Michel Pastoureau's lively study of stripes offers a unique and engaging perspective on the evolution of fashion, taste, and visual codes in Western culture.
The Devil's Cloth begins with a medieval scandal. When the first Carmelites arrived in France from the Holy Land, the religious order required its members to wear striped habits, prompting turmoil and denunciations in the West that lasted fifty years until the order was forced to accept a quiet, solid color. The medieval eye found any surface in which a background could not be distinguished from a foreground disturbing. Thus, striped clothing was relegated to those on the margins or outside the social order -- jugglers and prostitutes, for example -- and in medieval paintings the devil himself is often depicted wearing stripes. The West has long continued to dress its slaves and servants, its crewmen and convicts in stripes.
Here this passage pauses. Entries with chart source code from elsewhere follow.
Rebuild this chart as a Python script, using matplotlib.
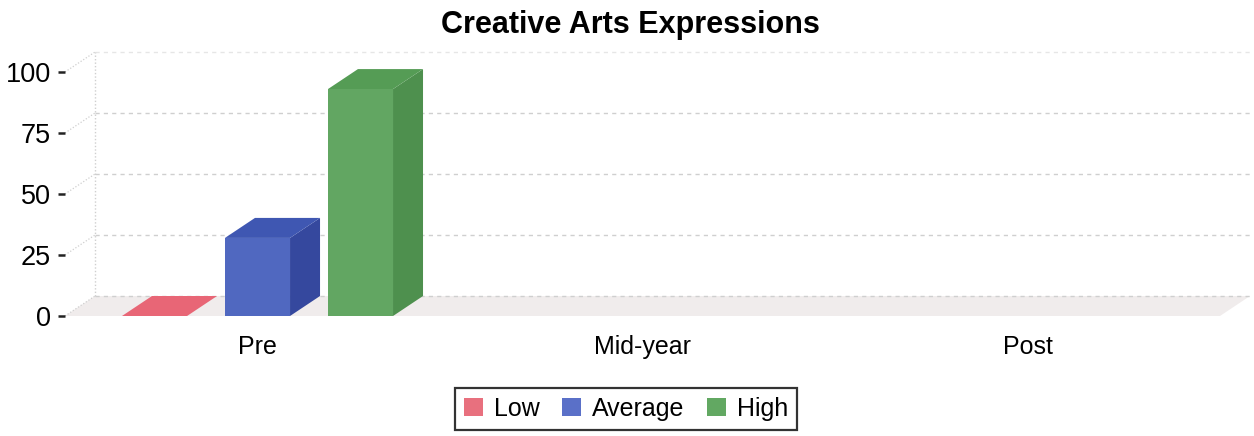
import matplotlib
matplotlib.use("Agg")
import matplotlib.pyplot as plt
from matplotlib.patches import Polygon, Patch
import numpy as np

categories = ["Pre", "Mid-year", "Post"]
series_names = ["Low", "Average", "High"]
low_vals = [0, 0, 0]
avg_vals = [32, 0, 0]
high_vals = [93, 0, 0]
y_ticks = [0, 25, 50, 75, 100]

plt.rcParams['font.family'] = ['Liberation Sans', 'DejaVu Sans']

W, H = 1254, 436
fig = plt.figure(figsize=(W / 100, H / 100), dpi=100)
# front plane of the plot in pixels
x_left, x_right = 65, 1220
y_zero, y_top = 316, 72
ax = fig.add_axes([x_left / W, (H - y_zero) / H, (x_right - x_left) / W, (y_zero - y_top) / H])
ax.set_xlim(-0.5, 2.5)
ax.set_ylim(0, 100)

px_x = 3.0 / (x_right - x_left)
px_y = 100.0 / (y_zero - y_top)
dx = 30 * px_x
dy = 20 * px_y

grid_c = "#cfcfcf"
# floor
ax.add_patch(Polygon([(-0.5, 0), (2.5, 0), (2.5 + dx, dy), (-0.5 + dx, dy)],
                     closed=True, facecolor="#f0ecec", edgecolor="none", clip_on=False, zorder=1))
# back wall gridlines and left wall diagonals
for t in y_ticks:
    ax.plot([-0.5 + dx, 2.5 + dx], [t + dy, t + dy], color=grid_c if t < 100 else "#e6e6e6", lw=1.0,
            ls=(0, (3, 3)), clip_on=False, zorder=1.5)
    ax.plot([-0.5, -0.5 + dx], [t, t + dy], color=grid_c, lw=0.9,
            ls=(0, (1, 1.5)), clip_on=False, zorder=1.5)
ax.plot([-0.5 + dx, -0.5 + dx], [dy, 100 + dy], color=grid_c, lw=1.0,
        ls=(0, (1, 1.5)), clip_on=False, zorder=1.5)

colors = {
    "Low": ("#e86a7a", "#e86676", "#d45566"),
    "Average": ("#5068c0", "#3f57b2", "#35489e"),
    "High": ("#62a662", "#559c55", "#4e904e"),
}
legend_colors = ["#e8707e", "#5a70c8", "#62a862"]

x = np.arange(len(categories))
width = 0.169
offset = 0.2675
all_vals = [low_vals, avg_vals, high_vals]
for i, (name, vals) in enumerate(zip(series_names, all_vals)):
    front, top, side = colors[name]
    xs = x + (i - 1) * offset
    for xc, v in zip(xs, vals):
        if v <= 0 and name != "Low":
            continue
        if v <= 0 and xc > 0.5:
            continue
        x0, x1 = xc - width / 2, xc + width / 2
        zo = 3 + i
        if v > 0:
            ax.add_patch(Polygon([(x1, 0), (x1 + dx, dy), (x1 + dx, v + dy), (x1, v)],
                                 closed=True, facecolor=side, edgecolor="none", clip_on=False, zorder=zo))
        ax.add_patch(Polygon([(x0, v), (x1, v), (x1 + dx, v + dy), (x0 + dx, v + dy)],
                             closed=True, facecolor=top, edgecolor="none", clip_on=False, zorder=zo))
    ax.bar(xs, vals, width=width, color=front, edgecolor="none", zorder=3 + i)

for s in ax.spines.values():
    s.set_visible(False)
ax.set_xticks(x)
ax.set_xticklabels(categories, fontsize=18)
ax.tick_params(axis="x", length=0, pad=14)
ax.set_yticks(y_ticks)
ax.set_yticklabels([str(t) for t in y_ticks], fontsize=19.5)
ax.tick_params(axis="y", length=5, width=1.8, pad=5, direction="out", color="#222222")

fig.text(630 / W, 1 - 25 / H, "Creative Arts Expressions", ha="center", va="center",
         fontsize=22, fontweight="bold")

handles = [Patch(facecolor=c, edgecolor="none") for c in legend_colors]
leg = fig.legend(handles, series_names, loc="center", bbox_to_anchor=(626 / W, 1 - 409 / H),
                 ncol=3, fontsize=18, frameon=True, fancybox=False, handlelength=0.75,
                 handleheight=0.75, handletextpad=0.45, columnspacing=0.9, borderpad=0.35)
leg.get_frame().set_edgecolor("black")
leg.get_frame().set_linewidth(1.6)

fig.savefig("out.png", dpi=100)
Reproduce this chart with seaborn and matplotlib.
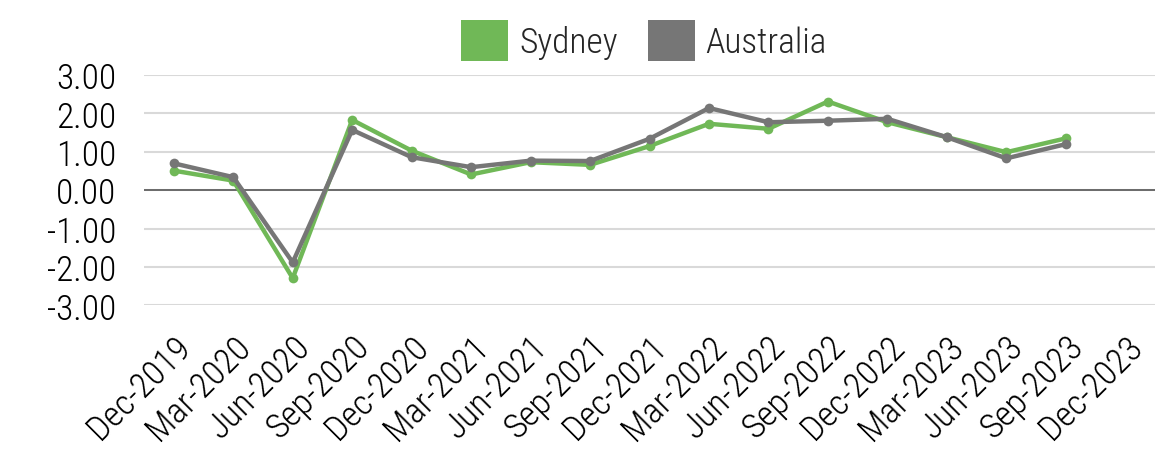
import matplotlib
matplotlib.use("Agg")
import matplotlib.pyplot as plt
from matplotlib.patches import Patch
from matplotlib.ticker import FormatStrFormatter
import seaborn as sns
import pandas as pd
import numpy as np

quarters = ["Dec-2019", "Mar-2020", "Jun-2020", "Sep-2020", "Dec-2020", "Mar-2021",
            "Jun-2021", "Sep-2021", "Dec-2021", "Mar-2022", "Jun-2022", "Sep-2022",
            "Dec-2022", "Mar-2023", "Jun-2023", "Sep-2023", "Dec-2023"]
sydney = [0.51, 0.25, -2.29, 1.83, 1.03, 0.41, 0.73, 0.66, 1.15, 1.73, 1.60, 2.31,
          1.77, 1.38, 0.99, 1.35, np.nan]
australia = [0.70, 0.34, -1.88, 1.57, 0.86, 0.60, 0.77, 0.76, 1.34, 2.14, 1.77, 1.81,
             1.86, 1.38, 0.83, 1.20, np.nan]
series = ["Sydney", "Australia"]
colors = {"Sydney": "#70b857", "Australia": "#767676"}

sns.set_style("white")
plt.rcParams["font.family"] = ["Roboto Condensed", "Archivo Narrow", "DejaVu Sans"]
plt.rcParams["font.weight"] = "light"
plt.rcParams["axes.unicode_minus"] = False

pos = np.arange(len(quarters))
df = pd.DataFrame({
    "pos": np.concatenate([pos, pos]),
    "value": sydney + australia,
    "region": ["Sydney"] * len(quarters) + ["Australia"] * len(quarters),
}).dropna()

fig = plt.figure(figsize=(11.75, 4.56), dpi=100)
ax = fig.add_axes([0.1226, 0.328, 0.8604, 0.5053])

ax.axhline(0, color="#6a6a6a", lw=1.4, zorder=1)
sns.lineplot(data=df, x="pos", y="value", hue="region", hue_order=series,
             palette=colors, marker="o", markersize=7, markeredgewidth=0,
             linewidth=3.2, legend=False, ax=ax, zorder=3)

fs = 25.5
ax.set_xlim(-0.5, len(quarters) - 0.5)
ax.set_ylim(-3, 3)
ax.set_yticks([-3, -2, -1, 0, 1, 2, 3])
ax.yaxis.set_major_formatter(FormatStrFormatter("%.2f"))
ax.set_xticks(pos)
# top-right anchored labels sit a little right of the tick, like the source
ax.set_xticklabels(quarters, rotation=45, ha="right", va="top",
                   rotation_mode="anchor")

ax.grid(axis="y", color="#d9d9d9", lw=1.5)
ax.grid(axis="x", visible=False)
ax.set_axisbelow(True)
for s in ax.spines.values():
    s.set_visible(False)
ax.tick_params(axis="x", length=0, pad=17, labelsize=fs, labelcolor="black")
ax.tick_params(axis="y", length=0, pad=20, labelsize=fs, labelcolor="black")
ax.set_xlabel("")
ax.set_ylabel("")

handles = [Patch(facecolor=colors[s], edgecolor="none", label=s) for s in series]
fig.legend(handles=handles, loc="upper center", bbox_to_anchor=(0.548, 1.0),
           ncol=2, frameon=False, fontsize=fs, handlelength=1.33,
           handleheight=1.38, handletextpad=0.31, columnspacing=0.85,
           borderaxespad=0.2)

fig.savefig("out.png", dpi=100)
But in the last two centuries, stripes have also taken on new, positive meanings, connoting freedom, youth, playfulness, and pleasure. Witness the revolutionary stripes on the French and United States flags. In a wide-ranging discussion that touches on zebras, awnings, and pajamas, augmented by illustrative plates, the author shows us how stripes have become chic, and even, in the case of bankers' pin stripes, a symbol of taste and status. However, make the stripes too wide, and you have a gangster's suit -- the devil's cloth indeed!